Morishita, Chikako (2019) Composing ‘Narrative Dissolution’: Framing Subjectivity in Music Composition. Doctoral thesis, University of Huddersfield.

This thesis discusses my exploration of a musical language in which the performer’s and audience’s subjectivity plays a key part in the formation of a composition’s core meaning. Following an introductory chapter elaborating on a constellation of concepts surrounding the Japanese aesthetics of ma, the chapters correspond to three phases of research. The first phase considers strategized ideas of silence, the relations of determinacy-indeterminacy, and spatio-temporal architecture examined in the Lizard series within a framework informed by the ma concept. In the second phase with the Skin, Gelatine, Soot cycle, I use paradoxical states, such as sounds-silence and elements of indeterminacy to extend concepts of an architecture of presence and absence into a more complex polyphony of lines.
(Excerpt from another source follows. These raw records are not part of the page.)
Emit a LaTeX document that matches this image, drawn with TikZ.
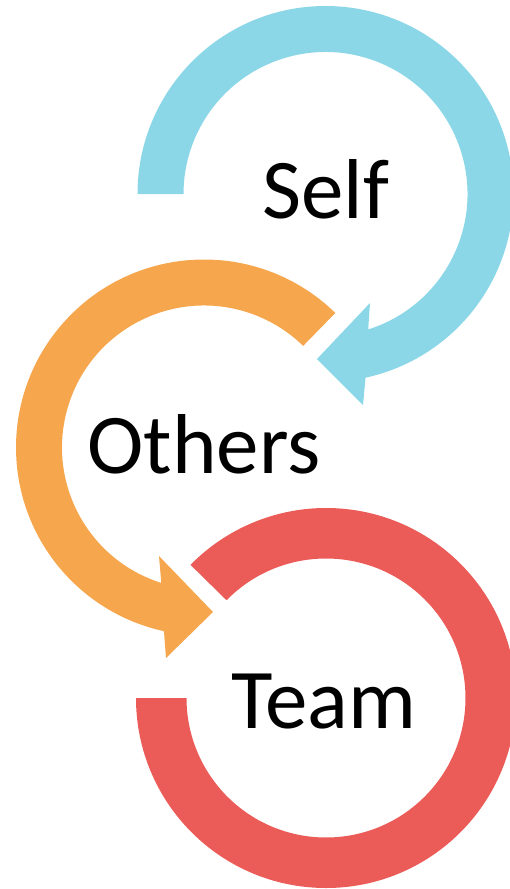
\documentclass[tikz,border=0pt]{standalone}
\usepackage{fontspec}
\setmainfont{Carlito}
\usetikzlibrary{calc}
\definecolor{cblue}{RGB}{139,215,231}
\definecolor{corange}{RGB}{246,166,77}
\definecolor{cred}{RGB}{235,91,87}
\begin{document}
\begin{tikzpicture}[x=1pt,y=-1pt,
  lbl/.style={anchor=base,inner sep=0pt,font=\fontsize{85}{100}\selectfont,text=black}]
\useasboundingbox (0,0) rectangle (509,889);
% centres
\coordinate (cb) at (325.5,194);
\coordinate (co) at (204,447.5);
\coordinate (cr) at (326,698);
% blue arrow (Self)
\coordinate (b1) at (363,405);
\coordinate (bt) at (317,359);
\coordinate (b2) at (370,303);
\fill[cblue] ($(cb)+(180:188)$) arc[start angle=180,end angle=437.7,radius=188]
  -- (b1) -- (bt) -- (b2) -- ($(cb)+(432.5:142)$)
  arc[start angle=432.5,end angle=180,radius=142] -- cycle;
% orange arrow (Others)
\coordinate (o1) at (166,658);
\coordinate (ot) at (213,612);
\coordinate (o2) at (159,556);
\fill[corange] ($(co)+(314.3:188)$) arc[start angle=314.3,end angle=102.3,radius=188]
  -- (o1) -- (ot) -- (o2) -- ($(co)+(107.5:142)$)
  arc[start angle=107.5,end angle=314.3,radius=142] -- cycle;
% red ring (Team)
\fill[cred] ($(cr)+(180:190)$) arc[start angle=180,end angle=-135.5,radius=190]
  -- ($(cr)+(-135.5:139.5)$) arc[start angle=-135.5,end angle=180,radius=139.5] -- cycle;
% labels
\node[lbl] (self) at (326,218) {Self};
\node[lbl] (others) at (204,473) {Others};
\node[lbl] (team) at (324,728) {Team};
\end{tikzpicture}
\end{document}
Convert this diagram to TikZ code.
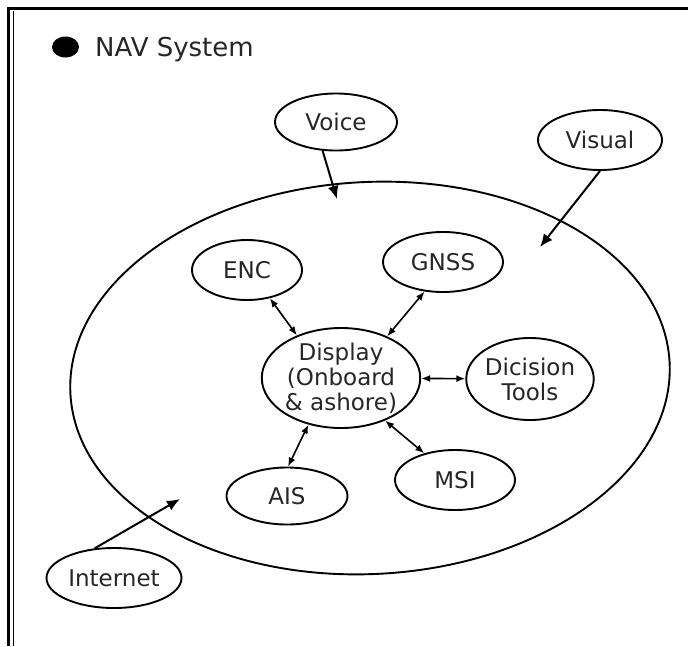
\documentclass[tikz,border=0pt]{standalone}
\usepackage{fontspec}
\setmainfont{DejaVu Sans}
\usetikzlibrary{shapes.geometric,arrows.meta}
\begin{document}
\begin{tikzpicture}[x=1pt,y=-1pt,
  bub/.style={draw,ellipse,line width=1.9pt,inner sep=0pt,font=\fontsize{23}{25}\selectfont,align=center,text=black!85},
  onearrow/.style={line width=2pt,-{Latex[length=13pt,width=11pt]}},
  twoarrow/.style={line width=1.6pt,{Latex[length=9pt,width=7pt]}-{Latex[length=9pt,width=7pt]}}]
\useasboundingbox (0,0) rectangle (688,646);
% frame
\draw[line width=3.5pt] (7,8.7) -- (688,8.7);
\draw[line width=2.5pt] (8.7,7) -- (8.7,646);
\draw[line width=1.3pt] (13.3,10.5) -- (13.3,646);
% title
\node[ellipse,fill=black,minimum width=27pt,minimum height=21pt,inner sep=0pt] (dot) at (65.5,47) {};
\node[anchor=base west,inner sep=0pt,font=\fontsize{26}{30}\selectfont,text=black!85] (title) at (95,56) {NAV System};
% system ellipse
\node[draw,ellipse,line width=1.9pt,minimum width=600pt,minimum height=392pt,rotate=3,inner sep=0pt] (sys) at (370,378) {};
% nodes
\node[bub,minimum width=122pt,minimum height=57pt] (voice) at (336,122) {Voice};
\node[bub,minimum width=124pt,minimum height=60pt] (visual) at (600,140) {Visual};
\node[bub,minimum width=110pt,minimum height=60pt] (enc) at (247,270) {ENC};
\node[bub,minimum width=120pt,minimum height=60pt] (gnss) at (443,262) {GNSS};
\node[bub,minimum width=157pt,minimum height=100pt] (disp) at (341,378) {Display\\(Onboard\\\& ashore)};
\node[bub,minimum width=126pt,minimum height=82pt] (dt) at (530,379) {Dicision\\Tools};
\node[bub,minimum width=121pt,minimum height=57pt] (ais) at (287,496) {AIS};
\node[bub,minimum width=120pt,minimum height=60pt] (msi) at (455,480) {MSI};
\node[bub,minimum width=135pt,minimum height=60pt] (internet) at (114,578) {Internet};
% free ends
\coordinate (vtip) at (337,199);
\coordinate (vistip) at (540,247);
\coordinate (itip) at (180,499);
% connectors
\draw[onearrow] (voice.-115) -- (vtip);
\draw[onearrow] (visual.south) -- (vistip);
\draw[onearrow] (internet.123) -- (itip);
\draw[twoarrow] (enc.-51) -- (disp.136);
\draw[twoarrow] (gnss.238) -- (disp.42);
\draw[twoarrow] (disp) -- (dt);
\draw[twoarrow] (disp.235) -- (ais.88);
\draw[twoarrow] (disp.-44) -- (msi.139);
\end{tikzpicture}
\end{document}
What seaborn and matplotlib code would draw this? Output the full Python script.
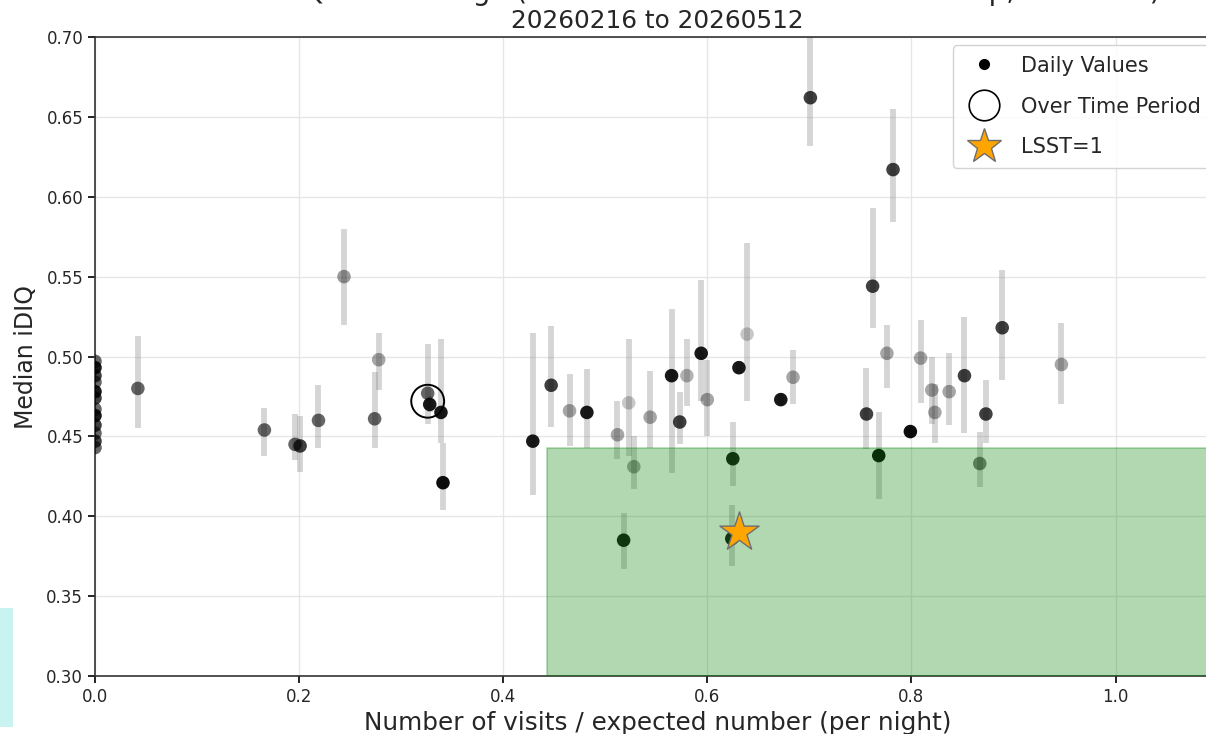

This chapter also describes how the theatricalization of the performer’s body and their vocalisation are used to challenge linear thought. In the final chapter with One Arm series, I discuss ventriloquism effects between the performer and their performance as a means to bring an interplay of paradoxical sensibility onto the stage. Shifting performative modes between a kind of first and third-person stance result in a slippage or interstice in which the performer might ‘communicate’ with him or herself. In conclusion, I summarize my quest for certain qualities of aesthetic experience and where this might lead me musically and aesthetically in addition to giving a perspective on how my viewpoints on ‘culture’ and ‘identity’ have been established and transformed.